One issue of S-expression metadata is that S-expression reader ismore involved than a simple finite automata.
If you look for a special character sequence without fully parsing S-expression, you can just use a magic comment
or #!identifier token just as well.

#!identifier token, as Marc brought up, is nice because we already have it.  The drawback I see is that

- Probably we want something like #!coding=<value>, rather than just #!<identifier>.  E.g. #!coding=utf-8 instead of #!utf-8.
  The latter can eat up #!-namespace quickly.
- Recognizing coding[=:]<value> (without #!) can work with the editor.  In Emacs, adding -*- coding: <coding> -*- immediately
  switches the buffer encoding automatically.  Having "#!" will lose it.

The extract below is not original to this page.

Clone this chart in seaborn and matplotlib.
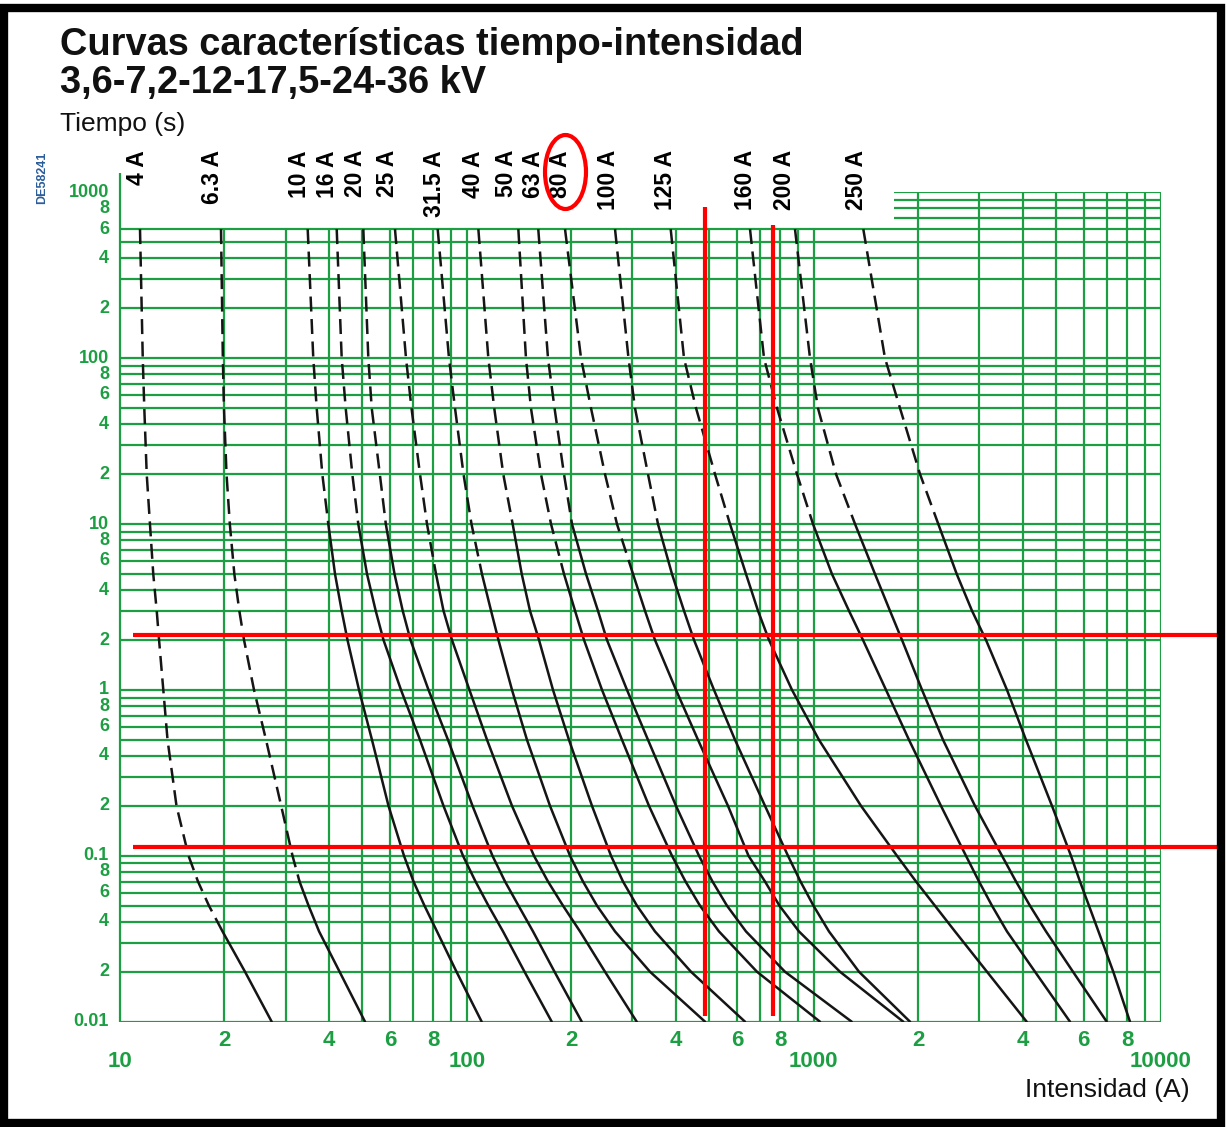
import numpy as np
import pandas as pd
import matplotlib
matplotlib.use("Agg")
import matplotlib.pyplot as plt
import seaborn as sns
from matplotlib.patches import Ellipse, Rectangle
from matplotlib.ticker import NullLocator
from matplotlib.transforms import blended_transform_factory, ScaledTranslation

# ---------------- data ----------------
times_s = [600, 100, 50, 20, 10, 5, 3, 2, 1, 0.5, 0.2, 0.1, 0.07, 0.05, 0.035, 0.02, 0.01]

ratings = ["4 A", "6.3 A", "10 A", "16 A", "20 A", "25 A", "31.5 A", "40 A",
           "50 A", "63 A", "80 A", "100 A", "125 A", "160 A", "200 A", "250 A"]

i_4A = [11.42, 11.63, 11.75, 11.94, 12.20, 12.47, 12.76, 12.96, 13.33, 13.71, 14.55, 15.76, 16.78, 18.05, 19.75, 22.93, 27.37]
i_6A3 = [19.55, 19.79, 19.94, 20.28, 20.73, 21.36, 22.08, 22.78, 24.34, 26.36, 29.15, 31.43, 32.92, 34.97, 37.49, 42.96, 50.85]
i_10A = [34.76, 36.07, 36.90, 38.30, 39.86, 41.67, 43.56, 45.27, 48.86, 53.26, 59.43, 65.87, 70.16, 75.47, 82.00, 93.33, 110.3]
i_16A = [42.14, 43.56, 44.73, 46.74, 48.63, 51.53, 54.59, 57.49, 64.57, 73.25, 85.62, 97.45, 105.9, 115.4, 127.1, 146.6, 175.6]
i_20A = [50.28, 51.98, 53.17, 56.10, 58.38, 61.85, 65.31, 68.78, 77.51, 88.21, 103.8, 118.5, 128.8, 140.9, 155.1, 178.9, 214.3]
i_25A = [62.04, 66.75, 69.23, 73.25, 76.74, 81.46, 85.62, 90.58, 101.7, 114.3, 134.9, 156.1, 171.3, 189.3, 211.9, 250.1, 308.7]
i_31A5 = [82.38, 88.79, 92.41, 97.78, 103.1, 110.5, 117.4, 123.3, 134.9, 149.0, 173.6, 198.3, 216.1, 237.2, 267.3, 337.2, 485.8]
i_40A = [107.9, 115.3, 119.9, 127.3, 135.5, 143.9, 152.0, 161.4, 177.1, 196.9, 229.4, 260.3, 281.8, 309.3, 348.5, 442.6, 633.4]
i_50A = [140.7, 148.0, 153.0, 163.5, 174.8, 190.5, 205.0, 217.6, 245.2, 280.0, 334.9, 390.1, 426.8, 469.9, 533.0, 685.9, 1042]
i_63A = [160.6, 171.3, 178.9, 190.5, 200.9, 220.5, 238.7, 253.4, 289.4, 332.7, 400.7, 466.8, 510.5, 562.1, 637.6, 826.0, 1286]
i_80A = [191.8, 213.3, 227.9, 250.1, 270.8, 301.2, 326.1, 348.5, 400.7, 463.7, 565.8, 648.4, 723.3, 796.4, 906.4, 1190, 1811]
i_100A = [267.3, 292.3, 305.2, 332.7, 355.5, 390.1, 422.5, 451.5, 515.6, 592.8, 723.3, 842.6, 915.5, 998.0, 1106, 1350, 1894]
i_125A = [386.8, 422.5, 457.6, 519.0, 573.4, 637.6, 690.5, 742.8, 865.3, 1035, 1368, 1737, 1971, 2235, 2553, 3157, 4108]
i_160A = [654.8, 718.6, 783.3, 894.5, 994.8, 1128, 1263, 1386, 1615, 1881, 2326, 2746, 2994, 3264, 3605, 4342, 5477]
i_200A = [882.6, 975.2, 1028, 1159, 1315, 1501, 1658, 1796, 2051, 2358, 2915, 3488, 3827, 4200, 4671, 5587, 6988]
i_250A = [1389, 1604, 1772, 2024, 2285, 2582, 2858, 3136, 3605, 4089, 4860, 5513, 5852, 6213, 6617, 7300, 8155]

currents = [i_4A, i_6A3, i_10A, i_16A, i_20A, i_25A, i_31A5, i_40A,
            i_50A, i_63A, i_80A, i_100A, i_125A, i_160A, i_200A, i_250A]

# time below which each curve is drawn solid (dashed above)
solid_below_s = [0.035, 0.07, 10, 10, 10, 5, 5, 10, 5, 10, 5, 10, 10, 10, 10, 10]

ytick_values = [1000, 800, 600, 400, 200, 100, 80, 60, 40, 20, 10, 8, 6, 4, 2,
                1, 0.8, 0.6, 0.4, 0.2, 0.1, 0.08, 0.06, 0.04, 0.02, 0.01]
ytick_labels = ["1000", "8", "6", "4", "2", "100", "8", "6", "4", "2", "10", "8", "6", "4", "2",
                "1", "8", "6", "4", "2", "0.1", "8", "6", "4", "2", "0.01"]
xtick_values = [20, 40, 60, 80, 200, 400, 600, 800, 2000, 4000, 6000, 8000]
xtick_labels = ["2", "4", "6", "8", "2", "4", "6", "8", "2", "4", "6", "8"]
xdecade_values = [10, 100, 1000, 10000]
xdecade_labels = ["10", "100", "1000", "10000"]

red_h_times = [2.15, 0.113]          # horizontal red marker lines (s)
red_v_currents = [485, 762]          # vertical red marker lines (A)
red_v_top = [815, 634]

# horizontal nudge of each rating label relative to its curve top (pixels, styling)
label_dx_px = [-3, -8, -8, -9, -8, -7, -3, -5, -12, -5, -5, -7, -5, -5, -10, -7]

# ---------------- build long table ----------------
rows = []
for name, cur, tsol in zip(ratings, currents, solid_below_s):
    for t, i in zip(times_s, cur):
        if t >= tsol:
            rows.append(dict(rating=name, unit=name + "-d", segment="dashed", current=i, time=t))
        if t <= tsol:
            rows.append(dict(rating=name, unit=name + "-s", segment="solid", current=i, time=t))
df = pd.DataFrame(rows)

# ---------------- figure ----------------
sns.set_theme(style="white")
plt.rcParams["font.family"] = ["Liberation Sans", "DejaVu Sans"]

W, H = 1227, 1127
fig = plt.figure(figsize=(W / 100, H / 100), dpi=100)
fig.patch.set_facecolor("white")
ax = fig.add_axes([120 / W, 1 - 1021.7 / H, 1040.7 / W, 829.4 / H])
ax.set_xscale("log")
ax.set_yscale("log")
ax.set_xlim(10, 10000)
ax.set_ylim(0.01, 1000)
ax.set_facecolor("white")
for s in ax.spines.values():
    s.set_visible(False)

green = "#1c9e42"
glw = 1.6
# vertical grid
for d in [10, 100, 1000]:
    for m in range(1, 10):
        v = m * d
        if v == 10:
            continue
        ax.vlines(v, 0.01, 1000 if v >= 2000 else 600, color=green, lw=glw, zorder=1)
ax.vlines(10000, 0.01, 1000, color=green, lw=glw, zorder=1)
ax.vlines(10, 0.01, 1300, color=green, lw=glw, zorder=1, clip_on=False)
# horizontal grid
for d in [0.01, 0.1, 1, 10, 100]:
    for m in range(1, 10):
        h = m * d
        if h <= 600:
            ax.hlines(h, 10, 10000, color=green, lw=glw, zorder=1)
        else:
            ax.hlines(h, 1700, 10000, color=green, lw=glw, zorder=1)
ax.hlines(1000, 1700, 10000, color=green, lw=glw, zorder=1)

# curves
sns.lineplot(data=df, x="current", y="time", units="unit", estimator=None,
             style="segment", dashes={"dashed": (6, 3), "solid": ""},
             color="#151515", linewidth=1.8, sort=False, legend=False, ax=ax, zorder=3)

# ticks
ax.set_yticks(ytick_values)
ax.set_yticklabels(ytick_labels)
ax.yaxis.set_minor_locator(NullLocator())
ax.set_xticks(xtick_values)
ax.set_xticklabels(xtick_labels)
ax.set_xticks(xdecade_values, minor=True)
ax.set_xticklabels(xdecade_labels, minor=True)
ax.tick_params(axis="both", which="both", length=0, colors=green)
ax.tick_params(axis="y", pad=8, labelsize=13)
ax.tick_params(axis="x", which="major", pad=6, labelsize=16)
ax.tick_params(axis="x", which="minor", pad=21, labelsize=16)
for lab in ax.get_yticklabels():
    lab.set_fontweight("bold")
    lab.set_transform(lab.get_transform() + ScaledTranslation(0, 2 / 100, fig.dpi_scale_trans))
for lab in ax.get_xticklabels() + ax.get_xticklabels(minor=True):
    lab.set_fontweight("bold")
ax.set_xlabel("")
ax.set_ylabel("")

# rating labels at top of each curve
btr = blended_transform_factory(ax.transData, fig.transFigure)
for name, cur, dx in zip(ratings, currents, label_dx_px):
    ax.text(cur[0], 1 - 150 / H, name, rotation=90, ha="center", va="top",
            fontsize=16.5, fontweight="bold", color="black",
            transform=btr + ScaledTranslation(dx / 100, 0, fig.dpi_scale_trans),
            clip_on=False)

# red marker lines
for t in red_h_times:
    ax.hlines(t, 10.9, 14800, color="red", lw=3, zorder=5, clip_on=False)
for c, top in zip(red_v_currents, red_v_top):
    ax.vlines(c, 0.0108, top, color="red", lw=3, zorder=5, clip_on=False)

# red ellipse around 80 A
fig.patches.append(Ellipse((565.5 / W, 1 - 172 / H), 41 / W, 74 / H, transform=fig.transFigure,
                           fill=False, edgecolor="red", lw=3))

# texts
fig.text(60 / W, 1 - 55 / H, "Curvas características tiempo-intensidad", fontsize=27.4,
         fontweight="bold", va="baseline", ha="left", color="#111111")
fig.text(60 / W, 1 - 93 / H, "3,6-7,2-12-17,5-24-36 kV", fontsize=27.4,
         fontweight="bold", va="baseline", ha="left", color="#111111")
fig.text(60 / W, 1 - 131 / H, "Tiempo (s)", fontsize=19, va="baseline", ha="left", color="#111111")
fig.text(1190 / W, 1 - 1090 / H, "Intensidad (A)", fontsize=19, va="center", ha="right", color="#111111")
fig.text(42 / W, 1 - 178 / H, "DE58241", fontsize=9, rotation=90, va="center", ha="center",
         color="#2a5d9a", fontweight="bold")

# black frame
fig.patches.append(Rectangle((4 / W, 4 / H), (W - 10) / W, (H - 12) / H, transform=fig.transFigure,
                             fill=False, edgecolor="black", lw=6))

fig.savefig("out.png", dpi=100)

But I agree that it's getting moot as utf-8 dominates.   The only concern is that, since R7RS-small doesn't require full unicode
support, the R7RS implementation that only supports ascii needs a way to reject source code using greek-lambda gracefully.




On Sun, May 12, 2019 at 3:23 AM Lassi Kortela <xxxxxx@lassi.io> wrote:
> The 'read' procedure that looks for the encoding declaration should be a
> special reader that's much simpler than the normal Scheme reader and
> handles encoding errors gracefully [...]

Here's a quick sketch of the idea implemented in 100 lines of R7RS
Scheme: <https://github.com/lassik/scheme-encoding-declaration>

It reads up to 1000 bytes from the file into a bytevector and reads the
first Scheme form from that bytevector, interpreting the bytes as an
ASCII superset. If there are any errors, it simply returns #f.